• WHAT YOU HAVE TO DO: Return all lines with the word "code" in them.

• MATERIAL TO PROCESS:
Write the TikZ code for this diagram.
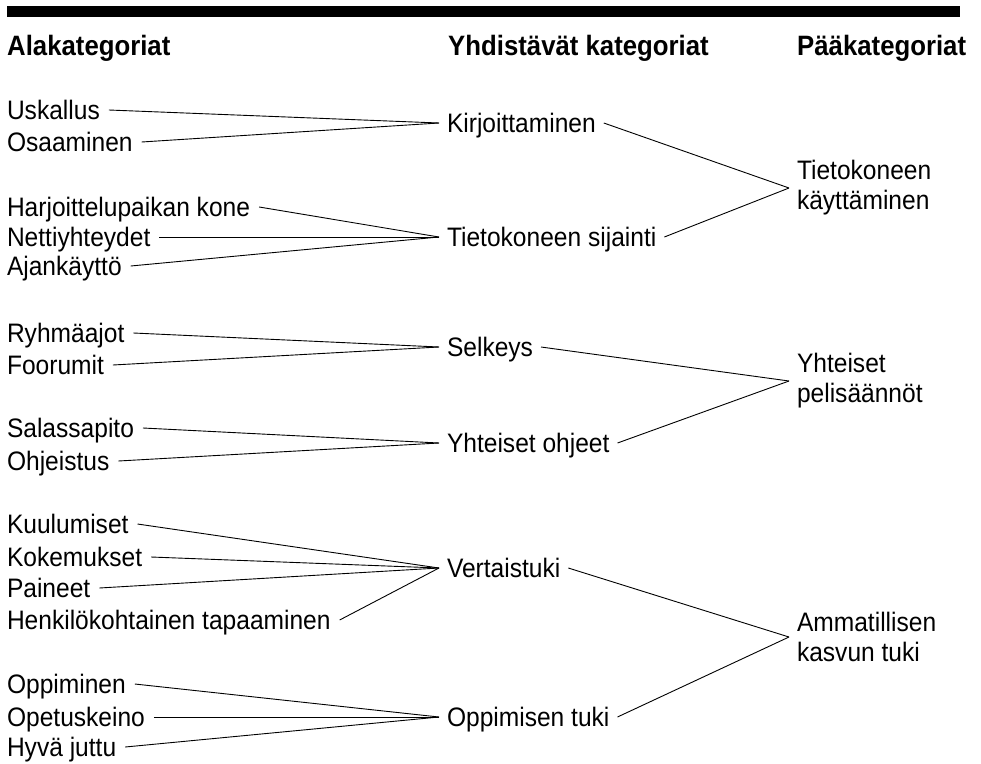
\documentclass[tikz,border=0pt]{standalone}
\usepackage{fontspec}
\setmainfont{Liberation Sans}[FakeStretch=0.92]
\begin{document}
\begin{tikzpicture}[x=1pt,y=-1pt,
  lbl/.style={font=\fontsize{26.7}{30}\selectfont, inner ysep=0pt, outer sep=0pt, text height=19pt, text depth=0pt},
  subc/.style={lbl, anchor=west, inner xsep=9pt},
  midc/.style={lbl, anchor=west, inner xsep=8pt},
  mainc/.style={font=\fontsize{26.7}{30}\selectfont, anchor=west, inner xsep=8pt, inner ysep=0pt, outer sep=0pt, align=left},
  hdr/.style={font=\fontsize{28}{30}\selectfont\bfseries, anchor=west, inner sep=0pt, text height=20pt, text depth=0pt},
  conn/.style={line width=0.9pt}]
\useasboundingbox (0,0) rectangle (981,763);
\fill (7,6) rectangle (960,17);
% headers
\node[hdr] (h1) at (7,45) {Alakategoriat};
\node[hdr] (h2) at (448,45) {Yhdistävät kategoriat};
\node[hdr] (h3) at (797,45) {Pääkategoriat};
% sub categories
\node[subc] (u1) at (-2,110) {Uskallus};
\node[subc] (u2) at (-2,142) {Osaaminen};
\node[subc] (u3) at (-2,207) {Harjoittelupaikan kone};
\node[subc] (u4) at (-2,237) {Nettiyhteydet};
\node[subc] (u5) at (-2,266) {Ajankäyttö};
\node[subc] (u6) at (-2,333) {Ryhmäajot};
\node[subc] (u7) at (-2,365) {Foorumit};
\node[subc] (u8) at (-2,428) {Salassapito};
\node[subc] (u9) at (-2,461) {Ohjeistus};
\node[subc] (u10) at (-2,524) {Kuulumiset};
\node[subc] (u11) at (-2,557) {Kokemukset};
\node[subc] (u12) at (-2,588) {Paineet};
\node[subc] (u13) at (-2,620) {Henkilökohtainen tapaaminen};
\node[subc] (u14) at (-2,684) {Oppiminen};
\node[subc] (u15) at (-2,717) {Opetuskeino};
\node[subc] (u16) at (-2,747) {Hyvä juttu};
% combining categories
\node[midc] (m1) at (439,123) {Kirjoittaminen};
\node[midc] (m2) at (439,237) {Tietokoneen sijainti};
\node[midc] (m3) at (439,347) {Selkeys};
\node[midc] (m4) at (439,443) {Yhteiset ohjeet};
\node[midc] (m5) at (439,568) {Vertaistuki};
\node[midc] (m6) at (439,717) {Oppimisen tuki};
% main categories
\node[mainc] (p1) at (789,188) {Tietokoneen\\käyttäminen};
\node[mainc] (p2) at (789,381) {Yhteiset\\pelisäännöt};
\node[mainc] (p3) at (789,637) {Ammatillisen\\kasvun tuki};
% connectors
\foreach \a/\b in {u1/m1,u2/m1,u3/m2,u4/m2,u5/m2,u6/m3,u7/m3,u8/m4,u9/m4,
                   u10/m5,u11/m5,u12/m5,u13/m5,u14/m6,u15/m6,u16/m6,
                   m1/p1,m2/p1,m3/p2,m4/p2,m5/p3,m6/p3}
  \draw[conn] (\a.east) -- (\b.west);
\end{tikzpicture}
\end{document}
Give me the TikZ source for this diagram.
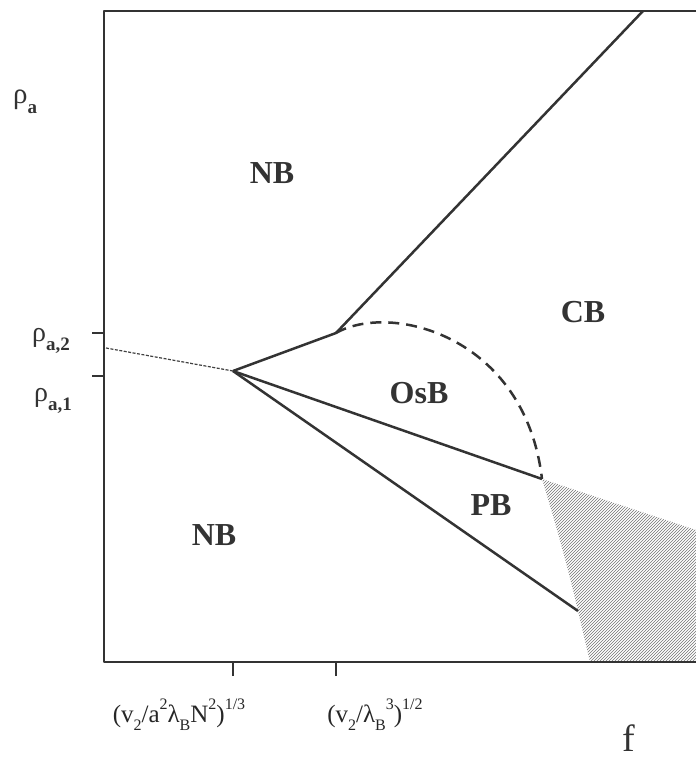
\documentclass[tikz,border=0pt]{standalone}
\usepackage{fontspec}
\setmainfont{Liberation Serif}
\usetikzlibrary{patterns}
\newcommand{\sbx}[1]{\raisebox{-0.32em}{\fontsize{16}{16}\selectfont #1}}
\newcommand{\spx}[1]{\raisebox{0.5em}{\fontsize{16}{16}\selectfont #1}}
\newcommand{\rsub}[1]{\raisebox{-0.35em}{\fontsize{19}{19}\selectfont\bfseries #1}}
\begin{document}
\begin{tikzpicture}[x=1pt,y=-1pt,line join=round,
  axisline/.style={line width=2.2pt,black!80},
  phaseline/.style={line width=2.5pt,black!80},
  regionlabel/.style={font=\fontsize{32}{32}\selectfont\bfseries,anchor=base,inner sep=0pt,text=black!80},
  axislabel/.style={font=\fontsize{25}{25}\selectfont,anchor=base,inner sep=0pt,text=black!85}]
\useasboundingbox (0,0) rectangle (696,760);
% frame
\coordinate (TL) at (104,11);
\coordinate (TR) at (696,11);
\coordinate (BL) at (104,662);
\coordinate (BR) at (696,662);
% phase points
\coordinate (A) at (233,371);
\coordinate (B) at (336,333);
\coordinate (C) at (542,479);
\coordinate (D) at (578,611);
\coordinate (E) at (643,11);
\coordinate (L) at (106,348);
% shaded region
\fill[pattern=north east lines,pattern color=black!55] (C) .. controls (556,525) and (568,568) .. (D) -- (590,662) -- (696,662) -- (696,530) -- cycle;
% axes
\draw[axisline] (TR) -- (TL) -- (BL) -- (BR);
\coordinate (Y2) at (92,333); \coordinate (Y2a) at (104,333);
\coordinate (Y1) at (92,376); \coordinate (Y1a) at (104,376);
\coordinate (X1) at (233,676); \coordinate (X1a) at (233,662);
\coordinate (X2) at (336,676); \coordinate (X2a) at (336,662);
\draw[axisline] (Y2) -- (Y2a);
\draw[axisline] (Y1) -- (Y1a);
\draw[line width=1.6pt,black!80] (X1) -- (X1a);
\draw[line width=1.6pt,black!80] (X2) -- (X2a);
% phase boundaries
\draw[line width=1.2pt,black!75,dash pattern=on 3pt off 1.5pt] (L) -- (A);
\draw[phaseline] (A) -- (B) -- (E);
\draw[phaseline] (A) -- (C);
\draw[phaseline] (A) -- (D);
\draw[phaseline,dash pattern=on 11pt off 7pt] (B) .. controls (390,302) and (525,335) .. (C);
% region labels
\node[regionlabel] (nb1) at (272,183) {NB};
\node[regionlabel] (cb) at (583,322) {CB};
\node[regionlabel] (osb) at (419,403) {OsB};
\node[regionlabel] (pb) at (491,515) {PB};
\node[regionlabel] (nb2) at (214,545) {NB};
% axis labels
\node[anchor=base west,inner sep=0pt,text=black!80,font=\fontsize{29}{29}\selectfont] (rho) at (13,103) {ρ\rsub{a}};
\node[anchor=base west,inner sep=0pt,text=black!80,font=\fontsize{28}{28}\selectfont] (rho2) at (32,341) {ρ\rsub{a,2}};
\node[anchor=base west,inner sep=0pt,text=black!80,font=\fontsize{28}{28}\selectfont] (rho1) at (34,401) {ρ\rsub{a,1}};
\node[axislabel] (xl1) at (179,722) {(v\sbx{2}/a\spx{2}λ\sbx{B}N\spx{2})\spx{1/3}};
\node[axislabel] (xl2) at (375,722) {(v\sbx{2}/λ\sbx{B}\spx{3})\spx{1/2}};
\node[anchor=base,inner sep=0pt,text=black!80,font=\fontsize{38}{38}\selectfont] (f) at (629,751) {f};
\end{tikzpicture}
\end{document}
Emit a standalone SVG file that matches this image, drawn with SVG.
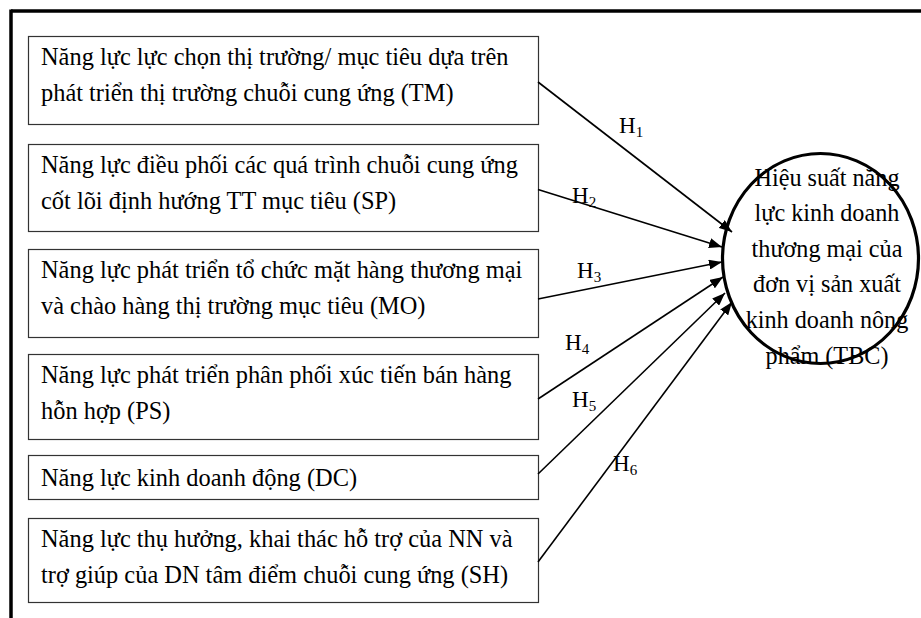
<svg xmlns="http://www.w3.org/2000/svg" width="921" height="618" viewBox="0 0 921 618">
<defs>
<style>
.bx{fill:#fff;stroke:#333;stroke-width:1.2}
.t{font-family:"Liberation Serif","Times New Roman",serif;font-size:24.4px;fill:#000}
.tc{font-family:"Liberation Serif","Times New Roman",serif;font-size:24.2px;fill:#000;text-anchor:middle}
.h{font-family:"Liberation Serif","Times New Roman",serif;font-size:23px;fill:#000}
.sub{font-size:15px}
.c{stroke:#000;stroke-width:1.6;fill:none;marker-end:url(#ah)}
</style>
<marker id="ah" markerUnits="userSpaceOnUse" markerWidth="14" markerHeight="10" refX="13" refY="5" orient="auto">
<path d="M0,0 L13,5 L0,10 z" fill="#000"/>
</marker>
</defs>
<rect width="921" height="618" fill="#fff"/>
<g id="frame" stroke="#000" stroke-width="3.5" fill="none">
<line x1="11" y1="11" x2="921" y2="11"/>
<line x1="11" y1="9.5" x2="11" y2="618"/>
</g>
<g id="node-tm">
<rect class="bx" x="28.5" y="36.5" width="510" height="88"/>
<text class="t" x="41" y="65">Năng lực lực chọn thị trường/ mục tiêu dựa trên</text>
<text class="t" x="41" y="101">phát triển thị trường chuỗi cung ứng (TM)</text>
</g>
<g id="node-sp">
<rect class="bx" x="28.5" y="144.5" width="510" height="87"/>
<text class="t" x="41" y="173">Năng lực điều phối các quá trình chuỗi cung ứng</text>
<text class="t" x="41" y="209">cốt lõi định hướng TT mục tiêu (SP)</text>
</g>
<g id="node-mo">
<rect class="bx" x="28.5" y="249.5" width="510" height="88"/>
<text class="t" x="41" y="278">Năng lực phát triển tổ chức mặt hàng thương mại</text>
<text class="t" x="41" y="314">và chào hàng thị trường mục tiêu (MO)</text>
</g>
<g id="node-ps">
<rect class="bx" x="28.5" y="354.5" width="510" height="85"/>
<text class="t" x="41" y="383">Năng lực phát triển phân phối xúc tiến bán hàng</text>
<text class="t" x="41" y="419">hỗn hợp (PS)</text>
</g>
<g id="node-dc">
<rect class="bx" x="28.5" y="455.5" width="510" height="44"/>
<text class="t" x="41" y="486">Năng lực kinh doanh động (DC)</text>
</g>
<g id="node-sh">
<rect class="bx" x="28.5" y="518.5" width="510" height="84"/>
<text class="t" x="41" y="547">Năng lực thụ hưởng, khai thác hỗ trợ của NN và</text>
<text class="t" x="41" y="583">trợ giúp của DN tâm điểm chuỗi cung ứng (SH)</text>
</g>
<g id="connectors">
<line class="c" x1="538" y1="82" x2="732" y2="232"/>
<line class="c" x1="538" y1="189.5" x2="722" y2="247"/>
<line class="c" x1="538" y1="299" x2="722" y2="262"/>
<line class="c" x1="538" y1="399" x2="723" y2="277"/>
<line class="c" x1="538" y1="474" x2="725" y2="293"/>
<line class="c" x1="538" y1="562" x2="732" y2="302"/>
</g>
<g id="labels">
<text class="h" x="619" y="133">H<tspan class="sub" dy="4">1</tspan></text>
<text class="h" x="572" y="203">H<tspan class="sub" dy="4">2</tspan></text>
<text class="h" x="577" y="278">H<tspan class="sub" dy="4">3</tspan></text>
<text class="h" x="565" y="350">H<tspan class="sub" dy="4">4</tspan></text>
<text class="h" x="572" y="407">H<tspan class="sub" dy="4">5</tspan></text>
<text class="h" x="613" y="471">H<tspan class="sub" dy="4">6</tspan></text>
</g>
<g id="node-tbc">
<text class="tc" x="827" y="185.5">Hiệu suất năng</text>
<text class="tc" x="827" y="221">lực kinh doanh</text>
<text class="tc" x="827" y="256.7">thương mại của</text>
<text class="tc" x="827" y="292.3">đơn vị sản xuất</text>
<text class="tc" x="827" y="328">kinh doanh nông</text>
<text class="tc" x="827" y="363.5">phẩm (TBC)</text>
<ellipse cx="820.5" cy="258.5" rx="98" ry="105" fill="none" stroke="#000" stroke-width="3.2"/>
</g>
</svg>
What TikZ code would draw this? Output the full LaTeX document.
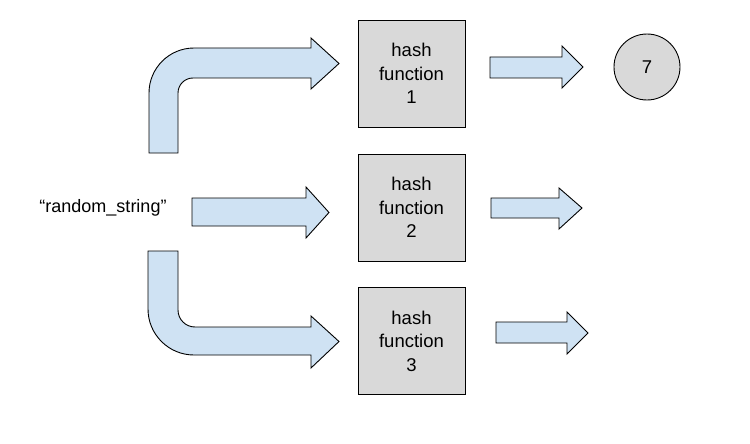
\documentclass[tikz,border=0pt]{standalone}
\usepackage{fontspec}
\setmainfont{Liberation Sans}
\definecolor{arrowblue}{HTML}{CFE2F3}
\definecolor{boxgray}{HTML}{D9D9D9}
\begin{document}
\begin{tikzpicture}[x=1pt,y=-1pt,
  blockarrow/.style={draw=black,fill=arrowblue,line width=0.9pt,line join=miter},
  hashbox/.style={draw=black,fill=boxgray,line width=0.9pt,minimum width=107pt,minimum height=107pt,
    align=center,font=\fontsize{18.5}{23.5}\selectfont,inner sep=0pt},
  result/.style={draw=black,fill=boxgray,line width=0.9pt,circle,minimum size=66pt,inner sep=0pt,
    font=\fontsize{18.5}{22}\selectfont},
  label/.style={font=\fontsize{18}{22}\selectfont,inner sep=0pt}]
\useasboundingbox (0,0) rectangle (750,444);

% input text
\node[label] (input) at (103,208) {“random\_string”};

% hash function boxes
\node[hashbox] (h1) at (411.5,73.5) {hash\\function\\1};
\node[hashbox] (h2) at (411.5,207.5) {hash\\function\\2};
\node[hashbox] (h3) at (411.5,341) {hash\\function\\3};

% result circle
\node[result] (r1) at (647,67) {7};

% top bent arrow
\draw[blockarrow] (149,153) -- (149,93)
  .. controls (149,68.15) and (169.15,48) .. (194,48)
  -- (311,48) -- (311,38) -- (339,63.5) -- (311,89) -- (311,78) -- (193,78)
  .. controls (184.7,78) and (178,84.7) .. (178,93)
  -- (178,153) -- cycle;

% middle straight arrow
\draw[blockarrow] (192,198) -- (306,198) -- (306,187) -- (329,212.5) -- (306,238) -- (306,226) -- (192,226) -- cycle;

% bottom bent arrow
\draw[blockarrow] (148,251) -- (148,309)
  .. controls (148,334.4) and (168.6,355) .. (194,355)
  -- (311,355) -- (311,368) -- (339,341.5) -- (311,316) -- (311,327) -- (195,327)
  .. controls (185.6,327) and (178,319.4) .. (178,310)
  -- (178,251) -- cycle;

% output arrows
\draw[blockarrow] (490,57) -- (562,57) -- (562,46) -- (583,67) -- (562,88) -- (562,78) -- (490,78) -- cycle;
\draw[blockarrow] (491,198) -- (559,198) -- (559,188) -- (582,208) -- (559,229) -- (559,218) -- (491,218) -- cycle;
\draw[blockarrow] (496,322) -- (567,322) -- (567,312) -- (588,333) -- (567,354) -- (567,343) -- (496,343) -- cycle;
\end{tikzpicture}
\end{document}
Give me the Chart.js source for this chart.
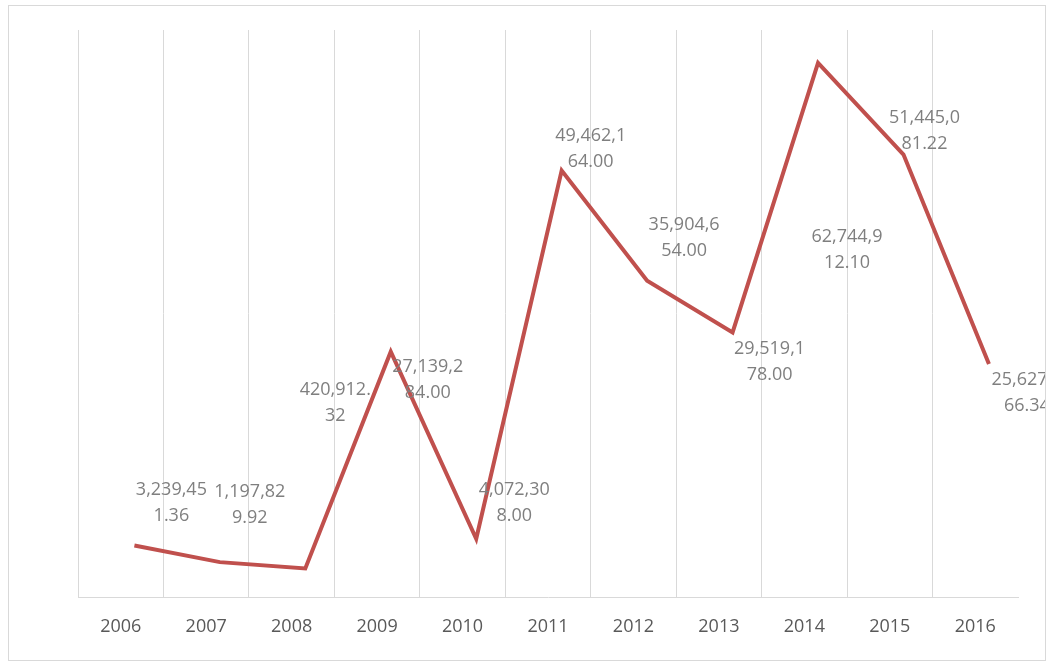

• EXERCISE OUTPUT:
Write the TikZ code for this diagram.
What TikZ code would draw this? Output the full LaTeX document.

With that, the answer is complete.